Did you know that the average annual return from stocks is around 11%?
One thing many people struggle with understanding is when to invest versus pay down debt. Generally, you shouldn’t start investing unless you have cleared off all your high interest debts. Many major credit cards charge an interest rate as high as 23% annually. In case of credit card debts, consolidation into a loan maybe the best option that you can choose. Paying off your debts by consolidating your loans or by negotiating your debts will not only give you peace of mind, but it will also arm you with a new zeal towards a debt free life. Moreover, it will give you confidence in knowing that you’re not investing money at a lower return than you’re paying out. Why invest and earn 11%, when you have debt at a higher rate? You would be losing money! On the other hand, if you wipe away that debt with a consolidation loan at a much lower rate, you would have confidence in knowing that your investments are a smart decision because they’re earning more than you’re paying out.
Save with a 401(k) type of retirement fund.
Saving with a company sponsored retirement plan is a great wealth building tool. Many employers now have a 401(k) type of retirement plan, where they match your investment up to a certain percentage in many cases; and the employee is responsible for contributing and investing their money. The money that you invest here can be made before or after tax.
Investing doesn’t require a huge sum of money.
Several discount brokerages have a minimum investment of $250 or less.

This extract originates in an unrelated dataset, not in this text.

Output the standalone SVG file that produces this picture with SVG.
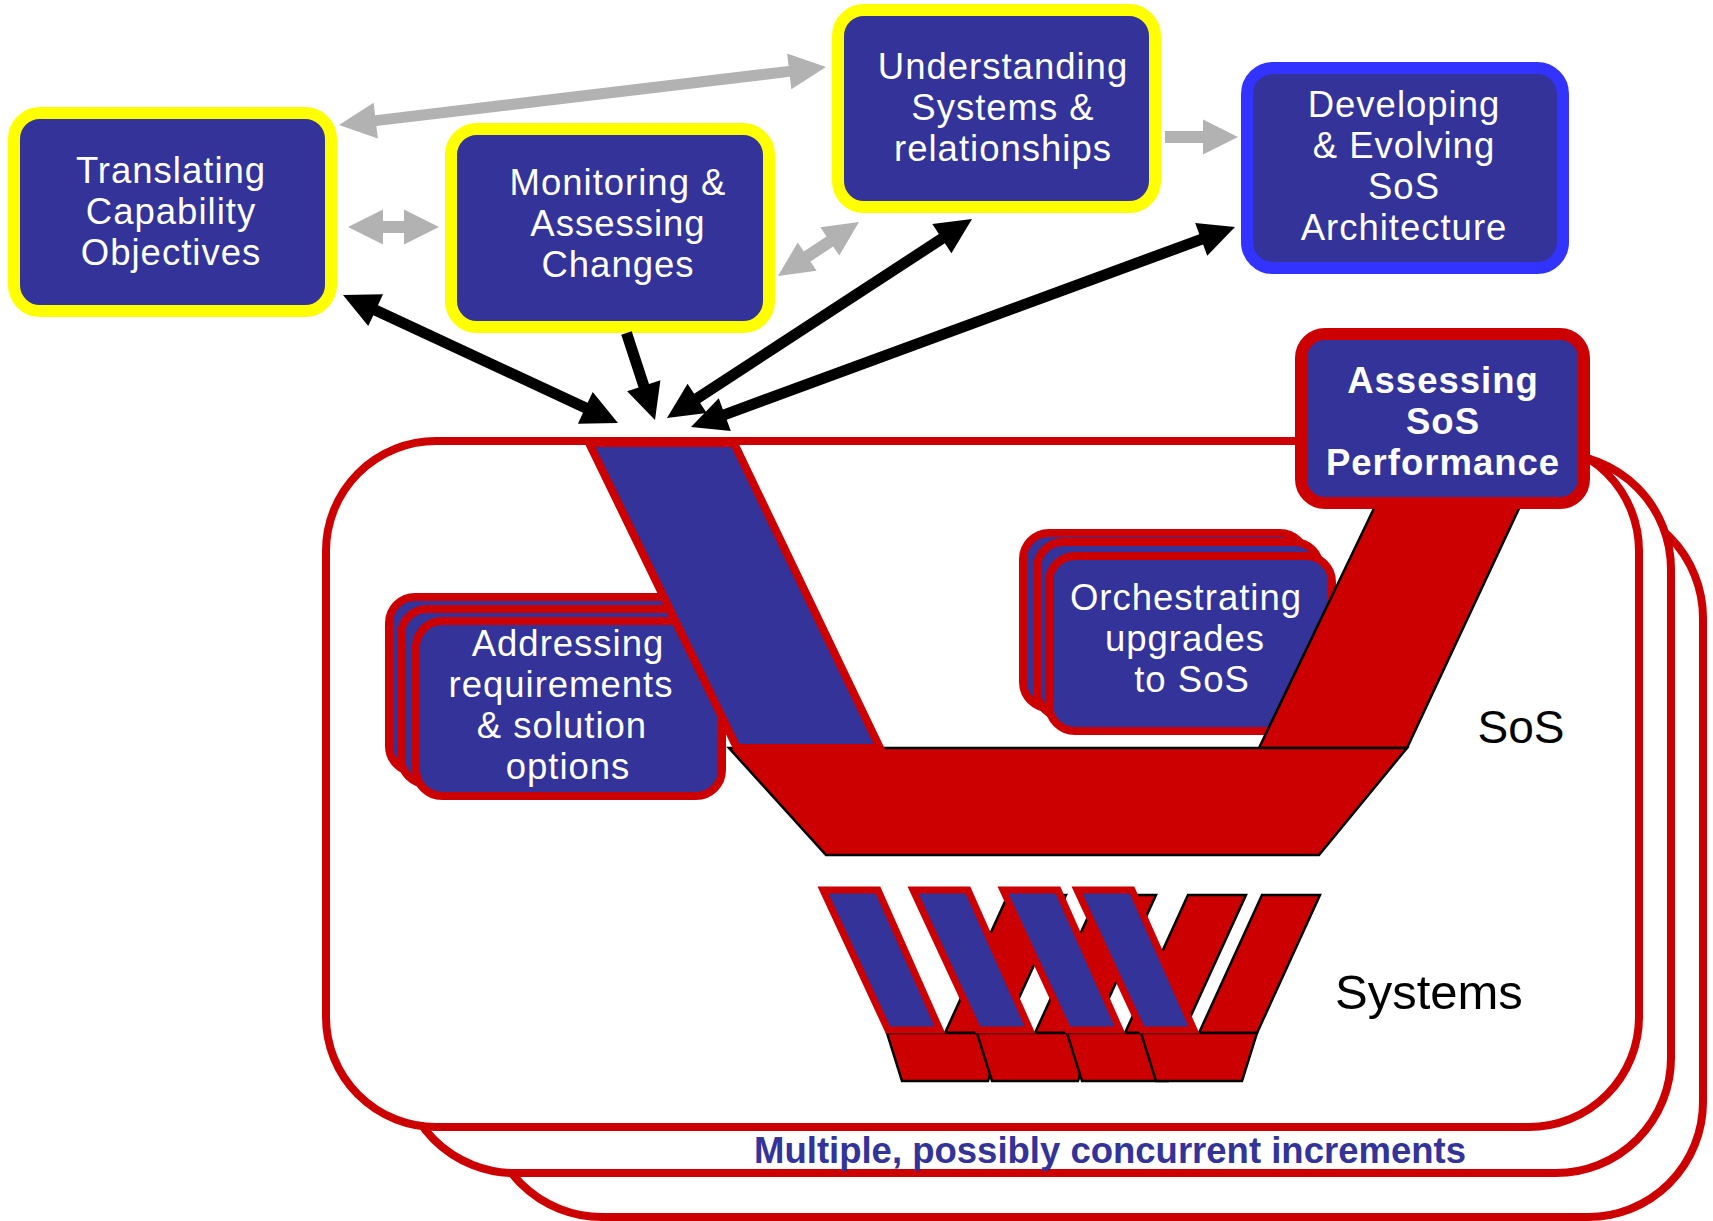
<svg xmlns="http://www.w3.org/2000/svg" width="1713" height="1221" viewBox="0 0 1713 1221">
<style>
.lbl{font-family:"Liberation Sans",Arial,sans-serif;font-size:36.5px;letter-spacing:1px;fill:#fff;text-anchor:middle}
.bold{font-weight:bold}
.ybox{fill:#333399;stroke:#ffff00;stroke-width:12}
.bbox{fill:#333399;stroke:#3333ff;stroke-width:12}
.rbox{fill:#333399;stroke:#cc0000;stroke-width:12}
.sbox{fill:#333399;stroke:#cc0000;stroke-width:8}
.inc{fill:#fff;stroke:#cc0000;stroke-width:8}
.red{fill:#cc0000;stroke:#000;stroke-width:2.5}
.blue{fill:#333399;stroke:#cc0000;stroke-width:8}
.blue2{fill:#333399;stroke:#cc0000;stroke-width:7}
.grey{fill:#b2b2b2}
.blk{fill:#000}
.tag{font-family:"Liberation Sans",Arial,sans-serif;fill:#000}
.multi{font-family:"Liberation Sans",Arial,sans-serif;font-weight:bold;font-size:36.5px;fill:#333399;text-anchor:middle}
</style>
<defs>
<g id="wedge">
<polygon class="red" points="126,1033 184,1033 247,895 189,895"/>
<polygon class="red" points="68,1033 184,1033 169,1081 83,1081"/>
<polygon class="blue2" points="4,890 59,890 121,1030 69,1030"/>
</g>
</defs>
<rect width="1713" height="1221" fill="#fff"/>

<g id="increments">
<rect class="inc" x="487" y="503" width="1216" height="714" rx="115"/>
<rect class="inc" x="400" y="454" width="1271" height="719" rx="115"/>
<rect class="inc" x="326" y="441" width="1313" height="686" rx="110"/>
</g>

<g id="addressing">
<rect class="sbox" x="389" y="597" width="306" height="175" rx="26"/>
<rect class="sbox" x="401" y="609" width="306" height="175" rx="26"/>
<rect class="sbox" x="416" y="621" width="306" height="175" rx="26"/>
<text class="lbl"><tspan x="568" y="656">Addressing</tspan><tspan x="561" y="697">requirements</tspan><tspan x="562" y="738">&amp; solution</tspan><tspan x="568" y="779">options</tspan></text>
</g>

<g id="orchestrating">
<rect class="sbox" x="1023" y="533" width="283" height="175" rx="26"/>
<rect class="sbox" x="1037" y="542" width="283" height="175" rx="26"/>
<rect class="sbox" x="1049" y="556" width="283" height="175" rx="26"/>
<text class="lbl"><tspan x="1186" y="610">Orchestrating</tspan><tspan x="1185" y="651">upgrades</tspan><tspan x="1192" y="692">to SoS</tspan></text>
</g>

<g id="sos-vee">
<polygon class="red" points="1378,500 1523,500 1407,748 1259,748"/>
<polygon class="red" points="729,748 1407,748 1319,855 826,855"/>
<polygon class="blue" points="589,443 734,443 880,748 737,748"/>
</g>

<g id="systems-vees">
<use href="#wedge" x="819"/>
<use href="#wedge" x="909"/>
<use href="#wedge" x="999"/>
<use href="#wedge" x="1073"/>
</g>

<g id="labels">
<text class="tag" x="1521" y="743" font-size="46" text-anchor="middle">SoS</text>
<text class="tag" x="1335" y="1009" font-size="49">Systems</text>
<text class="multi" x="1110" y="1163">Multiple, possibly concurrent increments</text>
</g>

<g id="assessing">
<rect class="rbox" x="1301" y="334" width="283" height="169" rx="24"/>
<text class="lbl bold"><tspan x="1443" y="393">Assessing</tspan><tspan x="1443" y="434">SoS</tspan><tspan x="1443" y="475">Performance</tspan></text>
</g>

<g id="translating">
<rect class="ybox" x="14" y="113" width="317" height="198" rx="26"/>
<text class="lbl"><tspan x="171" y="183">Translating</tspan><tspan x="171" y="224">Capability</tspan><tspan x="171" y="265">Objectives</tspan></text>
</g>

<g id="monitoring">
<rect class="ybox" x="451" y="129" width="318" height="198" rx="26"/>
<text class="lbl"><tspan x="618" y="195">Monitoring &amp;</tspan><tspan x="618" y="236">Assessing</tspan><tspan x="618" y="277">Changes</tspan></text>
</g>

<g id="understanding">
<rect class="ybox" x="838" y="10" width="317" height="197" rx="26"/>
<text class="lbl"><tspan x="1003" y="79">Understanding</tspan><tspan x="1003" y="120">Systems &amp;</tspan><tspan x="1003" y="161">relationships</tspan></text>
</g>

<g id="developing">
<rect class="bbox" x="1247" y="68" width="316" height="200" rx="26"/>
<text class="lbl"><tspan x="1404" y="117">Developing</tspan><tspan x="1404" y="158">&amp; Evolving</tspan><tspan x="1404" y="199">SoS</tspan><tspan x="1404" y="240">Architecture</tspan></text>
</g>

<g id="connectors">
<polygon class="grey" transform="translate(339,125) rotate(-6.79)" points="0,0 37,-18 37,-5.5 453.4,-5.5 453.4,-18 490.4,0 453.4,18 453.4,5.5 37,5.5 37,18"/>
<polygon class="grey" transform="translate(348,227)" points="0,0 35,-17.5 35,-6 56,-6 56,-17.5 91,0 56,17.5 56,6 35,6 35,17.5"/>
<polygon class="grey" transform="translate(778,276) rotate(-33.69)" points="0,0 35,-17 35,-6 62.3,-6 62.3,-17 97.3,0 62.3,17 62.3,6 35,6 35,17"/>
<polygon class="grey" transform="translate(1165,137)" points="0,-6 38,-6 38,-17.5 73,0 38,17.5 38,6 0,6"/>
<polygon class="blk" transform="translate(343,295) rotate(24.96)" points="0,0 36,-17.5 36,-5.5 267.3,-5.5 267.3,-17.5 303.3,0 267.3,17.5 267.3,5.5 36,5.5 36,17.5"/>
<polygon class="blk" transform="translate(626.5,333) rotate(71.86)" points="0,-5.5 55.5,-5.5 55.5,-17.5 91.5,0 55.5,17.5 55.5,5.5 0,5.5"/>
<polygon class="blk" transform="translate(667,418) rotate(-33.12)" points="0,0 36,-17.5 36,-5.5 328.2,-5.5 328.2,-17.5 364.2,0 328.2,17.5 328.2,5.5 36,5.5 36,17.5"/>
<polygon class="blk" transform="translate(691,427) rotate(-20.19)" points="0,0 36,-17.5 36,-5.5 543.6,-5.5 543.6,-17.5 579.6,0 543.6,17.5 543.6,5.5 36,5.5 36,17.5"/>
</g>
</svg>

Many of these companies waive off their regular minimum fees if you choose an automatic investment plan. In an automatic investment plan, the money is directly transferred into the mutual fund. There is a huge psychological boost for yourself because; you are paying yourself first, before you start your other expenses, after a while, you forget the money is gone and is being invested. This can help turn you into a disciplined investor.
Newspapers and television updates regarding the ups and downs of the market everyday causes many investors to micromanage their investments. Stay focused on your investment goals with a long term approach. Time is the key factor in investing. If you have patience with your investments, it will pay off in the long run. Understanding that ups and downs in the market are expected and sticking with your plan will yield you the best possible investment results.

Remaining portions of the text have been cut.